-------- Dataset rows --------
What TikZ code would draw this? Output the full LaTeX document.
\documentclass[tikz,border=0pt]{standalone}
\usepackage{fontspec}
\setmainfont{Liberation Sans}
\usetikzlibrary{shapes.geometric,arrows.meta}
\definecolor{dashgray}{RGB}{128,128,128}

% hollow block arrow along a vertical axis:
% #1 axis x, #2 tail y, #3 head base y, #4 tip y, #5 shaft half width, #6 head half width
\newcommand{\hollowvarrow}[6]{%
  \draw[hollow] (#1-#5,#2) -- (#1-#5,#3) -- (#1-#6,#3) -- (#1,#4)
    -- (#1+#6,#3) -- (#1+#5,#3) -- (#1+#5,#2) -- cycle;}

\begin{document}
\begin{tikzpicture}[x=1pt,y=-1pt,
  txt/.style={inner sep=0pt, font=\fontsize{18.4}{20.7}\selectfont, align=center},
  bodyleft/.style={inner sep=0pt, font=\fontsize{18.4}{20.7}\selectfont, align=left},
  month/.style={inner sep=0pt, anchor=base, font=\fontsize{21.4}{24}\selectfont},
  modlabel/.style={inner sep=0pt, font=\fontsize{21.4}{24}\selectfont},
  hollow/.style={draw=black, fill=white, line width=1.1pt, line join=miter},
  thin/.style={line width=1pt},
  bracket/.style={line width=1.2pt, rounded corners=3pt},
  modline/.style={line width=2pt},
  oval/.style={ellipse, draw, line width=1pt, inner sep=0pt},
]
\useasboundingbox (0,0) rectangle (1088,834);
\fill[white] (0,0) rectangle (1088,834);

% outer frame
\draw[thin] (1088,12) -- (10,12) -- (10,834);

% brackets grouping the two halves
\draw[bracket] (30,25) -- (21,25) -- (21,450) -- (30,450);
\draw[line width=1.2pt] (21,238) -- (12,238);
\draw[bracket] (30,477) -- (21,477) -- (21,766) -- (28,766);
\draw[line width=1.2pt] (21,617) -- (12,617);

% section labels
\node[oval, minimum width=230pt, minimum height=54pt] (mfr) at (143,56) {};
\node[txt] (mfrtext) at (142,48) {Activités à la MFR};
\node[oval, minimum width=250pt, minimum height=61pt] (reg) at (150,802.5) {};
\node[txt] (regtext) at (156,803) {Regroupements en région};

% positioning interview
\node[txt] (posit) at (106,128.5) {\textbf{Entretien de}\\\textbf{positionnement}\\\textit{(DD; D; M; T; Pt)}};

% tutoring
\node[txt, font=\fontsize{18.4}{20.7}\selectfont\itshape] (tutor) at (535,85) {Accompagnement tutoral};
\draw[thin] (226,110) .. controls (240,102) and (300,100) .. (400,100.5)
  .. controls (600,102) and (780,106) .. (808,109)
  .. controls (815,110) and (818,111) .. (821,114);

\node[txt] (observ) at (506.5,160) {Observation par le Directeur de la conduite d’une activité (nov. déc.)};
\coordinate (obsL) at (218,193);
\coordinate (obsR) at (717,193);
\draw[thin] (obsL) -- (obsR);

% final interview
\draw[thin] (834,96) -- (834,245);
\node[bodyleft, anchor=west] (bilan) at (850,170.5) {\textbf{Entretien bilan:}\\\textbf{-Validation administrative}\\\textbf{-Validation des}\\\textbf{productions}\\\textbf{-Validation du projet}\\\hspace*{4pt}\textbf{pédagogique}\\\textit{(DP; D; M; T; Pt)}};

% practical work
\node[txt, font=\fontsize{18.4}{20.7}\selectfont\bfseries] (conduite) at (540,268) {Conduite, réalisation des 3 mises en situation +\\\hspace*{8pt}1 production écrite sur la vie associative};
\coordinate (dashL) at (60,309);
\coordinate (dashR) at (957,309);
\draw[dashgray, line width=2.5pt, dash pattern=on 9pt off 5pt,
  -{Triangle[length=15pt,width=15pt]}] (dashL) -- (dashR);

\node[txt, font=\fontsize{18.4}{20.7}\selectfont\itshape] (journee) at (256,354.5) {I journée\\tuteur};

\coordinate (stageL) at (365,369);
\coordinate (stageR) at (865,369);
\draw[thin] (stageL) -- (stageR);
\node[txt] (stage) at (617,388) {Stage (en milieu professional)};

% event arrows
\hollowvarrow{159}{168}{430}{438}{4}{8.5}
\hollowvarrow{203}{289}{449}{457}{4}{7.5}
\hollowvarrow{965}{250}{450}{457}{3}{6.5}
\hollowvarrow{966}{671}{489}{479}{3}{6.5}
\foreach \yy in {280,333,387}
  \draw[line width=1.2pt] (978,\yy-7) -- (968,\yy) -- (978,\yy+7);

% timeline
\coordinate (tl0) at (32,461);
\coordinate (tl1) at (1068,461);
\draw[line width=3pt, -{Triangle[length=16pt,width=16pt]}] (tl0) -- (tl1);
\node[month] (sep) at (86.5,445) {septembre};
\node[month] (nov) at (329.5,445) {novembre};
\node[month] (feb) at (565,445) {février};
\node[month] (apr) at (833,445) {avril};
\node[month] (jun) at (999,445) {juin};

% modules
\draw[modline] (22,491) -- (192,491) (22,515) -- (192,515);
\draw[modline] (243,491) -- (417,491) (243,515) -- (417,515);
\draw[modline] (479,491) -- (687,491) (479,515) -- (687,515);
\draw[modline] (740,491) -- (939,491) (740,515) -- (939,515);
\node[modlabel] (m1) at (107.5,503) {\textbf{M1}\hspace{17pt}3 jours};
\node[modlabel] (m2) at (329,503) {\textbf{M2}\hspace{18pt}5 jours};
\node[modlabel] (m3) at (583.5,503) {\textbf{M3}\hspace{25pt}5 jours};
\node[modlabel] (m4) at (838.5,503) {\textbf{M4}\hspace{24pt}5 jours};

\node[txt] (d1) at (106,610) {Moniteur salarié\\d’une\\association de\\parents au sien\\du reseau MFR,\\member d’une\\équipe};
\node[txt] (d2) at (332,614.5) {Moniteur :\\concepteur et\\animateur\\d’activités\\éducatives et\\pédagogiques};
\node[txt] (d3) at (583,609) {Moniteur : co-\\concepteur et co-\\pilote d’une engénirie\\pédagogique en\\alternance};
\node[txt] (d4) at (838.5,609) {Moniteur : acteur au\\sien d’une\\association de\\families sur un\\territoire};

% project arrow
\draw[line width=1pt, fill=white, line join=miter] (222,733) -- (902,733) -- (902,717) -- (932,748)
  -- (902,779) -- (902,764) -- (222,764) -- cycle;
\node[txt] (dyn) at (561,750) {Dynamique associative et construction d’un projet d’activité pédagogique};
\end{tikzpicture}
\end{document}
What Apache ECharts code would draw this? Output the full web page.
--------
§ **Exercise requirements**
Give back the whole listing exactly as it reads.

§ **Solution to this task**
What TikZ code would draw this? Output the full LaTeX document.
\documentclass[tikz,border=0pt]{standalone}
\usepackage{fontspec}
\setmainfont{Liberation Sans}
\usetikzlibrary{shapes.geometric,arrows.meta}
\definecolor{dashgray}{RGB}{128,128,128}

% hollow block arrow along a vertical axis:
% #1 axis x, #2 tail y, #3 head base y, #4 tip y, #5 shaft half width, #6 head half width
\newcommand{\hollowvarrow}[6]{%
  \draw[hollow] (#1-#5,#2) -- (#1-#5,#3) -- (#1-#6,#3) -- (#1,#4)
    -- (#1+#6,#3) -- (#1+#5,#3) -- (#1+#5,#2) -- cycle;}

\begin{document}
\begin{tikzpicture}[x=1pt,y=-1pt,
  txt/.style={inner sep=0pt, font=\fontsize{18.4}{20.7}\selectfont, align=center},
  bodyleft/.style={inner sep=0pt, font=\fontsize{18.4}{20.7}\selectfont, align=left},
  month/.style={inner sep=0pt, anchor=base, font=\fontsize{21.4}{24}\selectfont},
  modlabel/.style={inner sep=0pt, font=\fontsize{21.4}{24}\selectfont},
  hollow/.style={draw=black, fill=white, line width=1.1pt, line join=miter},
  thin/.style={line width=1pt},
  bracket/.style={line width=1.2pt, rounded corners=3pt},
  modline/.style={line width=2pt},
  oval/.style={ellipse, draw, line width=1pt, inner sep=0pt},
]
\useasboundingbox (0,0) rectangle (1088,834);
\fill[white] (0,0) rectangle (1088,834);

% outer frame
\draw[thin] (1088,12) -- (10,12) -- (10,834);

% brackets grouping the two halves
\draw[bracket] (30,25) -- (21,25) -- (21,450) -- (30,450);
\draw[line width=1.2pt] (21,238) -- (12,238);
\draw[bracket] (30,477) -- (21,477) -- (21,766) -- (28,766);
\draw[line width=1.2pt] (21,617) -- (12,617);

% section labels
\node[oval, minimum width=230pt, minimum height=54pt] (mfr) at (143,56) {};
\node[txt] (mfrtext) at (142,48) {Activités à la MFR};
\node[oval, minimum width=250pt, minimum height=61pt] (reg) at (150,802.5) {};
\node[txt] (regtext) at (156,803) {Regroupements en région};

% positioning interview
\node[txt] (posit) at (106,128.5) {\textbf{Entretien de}\\\textbf{positionnement}\\\textit{(DD; D; M; T; Pt)}};

% tutoring
\node[txt, font=\fontsize{18.4}{20.7}\selectfont\itshape] (tutor) at (535,85) {Accompagnement tutoral};
\draw[thin] (226,110) .. controls (240,102) and (300,100) .. (400,100.5)
  .. controls (600,102) and (780,106) .. (808,109)
  .. controls (815,110) and (818,111) .. (821,114);

\node[txt] (observ) at (506.5,160) {Observation par le Directeur de la conduite d’une activité (nov. déc.)};
\coordinate (obsL) at (218,193);
\coordinate (obsR) at (717,193);
\draw[thin] (obsL) -- (obsR);

% final interview
\draw[thin] (834,96) -- (834,245);
\node[bodyleft, anchor=west] (bilan) at (850,170.5) {\textbf{Entretien bilan:}\\\textbf{-Validation administrative}\\\textbf{-Validation des}\\\textbf{productions}\\\textbf{-Validation du projet}\\\hspace*{4pt}\textbf{pédagogique}\\\textit{(DP; D; M; T; Pt)}};

% practical work
\node[txt, font=\fontsize{18.4}{20.7}\selectfont\bfseries] (conduite) at (540,268) {Conduite, réalisation des 3 mises en situation +\\\hspace*{8pt}1 production écrite sur la vie associative};
\coordinate (dashL) at (60,309);
\coordinate (dashR) at (957,309);
\draw[dashgray, line width=2.5pt, dash pattern=on 9pt off 5pt,
  -{Triangle[length=15pt,width=15pt]}] (dashL) -- (dashR);

\node[txt, font=\fontsize{18.4}{20.7}\selectfont\itshape] (journee) at (256,354.5) {I journée\\tuteur};

\coordinate (stageL) at (365,369);
\coordinate (stageR) at (865,369);
\draw[thin] (stageL) -- (stageR);
\node[txt] (stage) at (617,388) {Stage (en milieu professional)};

% event arrows
\hollowvarrow{159}{168}{430}{438}{4}{8.5}
\hollowvarrow{203}{289}{449}{457}{4}{7.5}
\hollowvarrow{965}{250}{450}{457}{3}{6.5}
\hollowvarrow{966}{671}{489}{479}{3}{6.5}
\foreach \yy in {280,333,387}
  \draw[line width=1.2pt] (978,\yy-7) -- (968,\yy) -- (978,\yy+7);

% timeline
\coordinate (tl0) at (32,461);
\coordinate (tl1) at (1068,461);
\draw[line width=3pt, -{Triangle[length=16pt,width=16pt]}] (tl0) -- (tl1);
\node[month] (sep) at (86.5,445) {septembre};
\node[month] (nov) at (329.5,445) {novembre};
\node[month] (feb) at (565,445) {février};
\node[month] (apr) at (833,445) {avril};
\node[month] (jun) at (999,445) {juin};

% modules
\draw[modline] (22,491) -- (192,491) (22,515) -- (192,515);
\draw[modline] (243,491) -- (417,491) (243,515) -- (417,515);
\draw[modline] (479,491) -- (687,491) (479,515) -- (687,515);
\draw[modline] (740,491) -- (939,491) (740,515) -- (939,515);
\node[modlabel] (m1) at (107.5,503) {\textbf{M1}\hspace{17pt}3 jours};
\node[modlabel] (m2) at (329,503) {\textbf{M2}\hspace{18pt}5 jours};
\node[modlabel] (m3) at (583.5,503) {\textbf{M3}\hspace{25pt}5 jours};
\node[modlabel] (m4) at (838.5,503) {\textbf{M4}\hspace{24pt}5 jours};

\node[txt] (d1) at (106,610) {Moniteur salarié\\d’une\\association de\\parents au sien\\du reseau MFR,\\member d’une\\équipe};
\node[txt] (d2) at (332,614.5) {Moniteur :\\concepteur et\\animateur\\d’activités\\éducatives et\\pédagogiques};
\node[txt] (d3) at (583,609) {Moniteur : co-\\concepteur et co-\\pilote d’une engénirie\\pédagogique en\\alternance};
\node[txt] (d4) at (838.5,609) {Moniteur : acteur au\\sien d’une\\association de\\families sur un\\territoire};

% project arrow
\draw[line width=1pt, fill=white, line join=miter] (222,733) -- (902,733) -- (902,717) -- (932,748)
  -- (902,779) -- (902,764) -- (222,764) -- cycle;
\node[txt] (dyn) at (561,750) {Dynamique associative et construction d’un projet d’activité pédagogique};
\end{tikzpicture}
\end{document}
What Apache ECharts code would draw this? Output the full web page.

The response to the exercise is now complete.